Carey, Everitt, et al. 2021 'Agent Incentives: A Causal Perspective' has (the latest version of) a definition of causal influence diagrams and some safety properties we might define by using them. The careful mathematical definitions provided in the paper use Pearl's style of defining causal graphs, which is again too much for some people. I have tried to offer a more accessible introduction and definitional framework here.
Everitt et al's 2019 'Reward Tampering Problems and Solutions in Reinforcement Learning: A Causal Influence Diagram Perspective' uses the tools defined above to take a broader look at various safety mechanisms and their implied safety properties.
The 2020 'Asymptotically unambitious artificial general intelligence' by Cohen et al designs a generic system where a uncertain-about-goals agent can call a mentor, and then proves some bounds for it.
I also need to mention the 2017 'The Off-Switch Game' by Hadfield-Menell et al. Like the 2015 MIRI paper on corrigibility, this paper ends up noting that it has clarified some problems, but without solving all of them.
There is lots of other work, but this should give you an idea of what I mean with formal methods work that defines useful AGI safety properties in a mathematically precise way.
Overall, given the results in the above work, I feel that formal methods are well underway in clarifying how one might define useful AGI safety properties, and how we might built them into AGI agents, if AGI agents are ever developed.
But it is also clear from recent comments like this one that Yudkowsky feels that no progress has been made.
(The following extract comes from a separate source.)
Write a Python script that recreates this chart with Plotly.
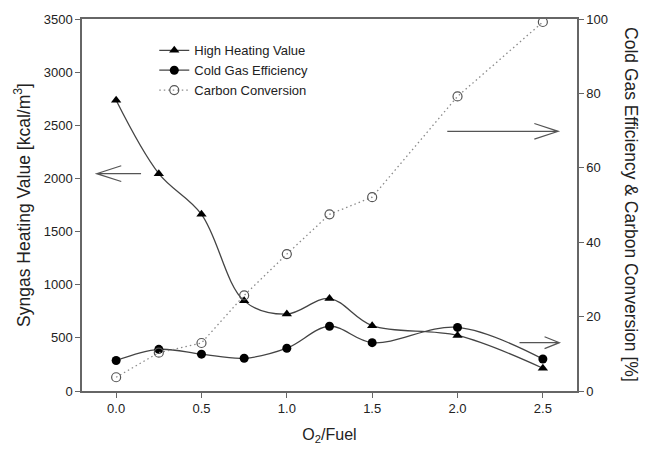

Yudkowsky is not alone in having this opinion.
I feel quite the opposite, but there is only a limited amount of time that I am willing to invest in convincing Yudkowsky, or any other participants on this forum, that a lot of problems in alignment and embeddedness are much more tractable than they seem to believe.
In fact, in the last 6 months or so, I have sometimes felt that the intellectually interesting open purely mathematical problems have been solved to such an extent that I need to expand the scope of my research hobby. Sure, formal methods research on characterizing and improving specific ML algorithms could still use some breakthroughs, but this is not the kind of math that I am interested in working on as a self-funded independent researcher. So I have recently become more interested in advancing the policy parts of the alignment problem. As a preview, see my paper here, for which I still need to write an alignment forum post.